Regular expression and captures in an if condition

Friends

I am processing text one line at a time using regular expressions. The structure of the line determines how it is processed.

A concrete example:

A line: "Sample rate: 48000" I want to store the sample rate and move on to the next line
A line: "xrun detected" I want to increment a counter and move on to the next line.

Coming from Perl I would say:

if($line =~ /Sample rate: (\d+)/){
  $sample_rate = $1;
  next;

I want to do that in Rust, but I cannot figure out how. I have achieved my goal, but without any elegance

I have the regular expression:
sample_rate_re: Regex::new(r"Samplerate: (\d+)").unwrap()
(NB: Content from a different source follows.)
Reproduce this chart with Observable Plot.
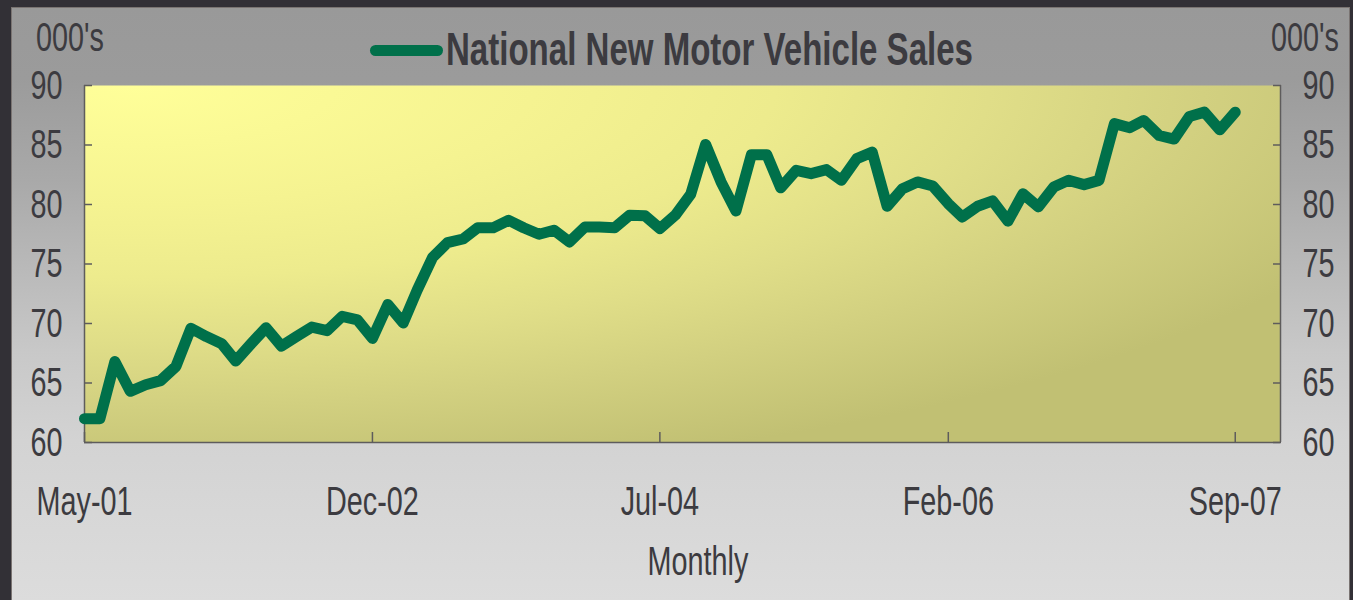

if sample_rate_re.captures(line).is_some() {
  let caps = sample_rate_re.captures(line).unwrap(); 
  let sample_rate_text: &str = caps.get(1).map_or("0", |m| -> &str m.as_str());
  sample_rate = sample_rate_text.parse().unwrap();
  continue;
}

But I am using the regular expression twice.

I would like to say:

if  caps = sample_rate_re.captures(line).unwrap() {
  let sample_rate_text: &str = caps.get(1).map_or("0", |m| -> &str m.as_str());

but that is not valid Rust.

Is there a way to do this?

Why don't you use .map?

1 Like

In general, any time you find yourself writing is_some() followed by unwrap(), you should use if let instead:

if let Some(caps) = sample_rate_re.captures(line) {
  let sample_rate_text: &str = caps.get(1).map_or("0", |m| -> &str m.as_str());
  ...
}
6 Likes

Another simplification is to just use caps[1], because your capturing group is not conditional. It is required to match in order for the regex overall to match.

sample_rate = caps[1].parse().unwrap();

Although you shouldn't unwrap the result of parse, because the regex can match more than what can be parsed into an integer. (Your Perl program likely has the same problem.)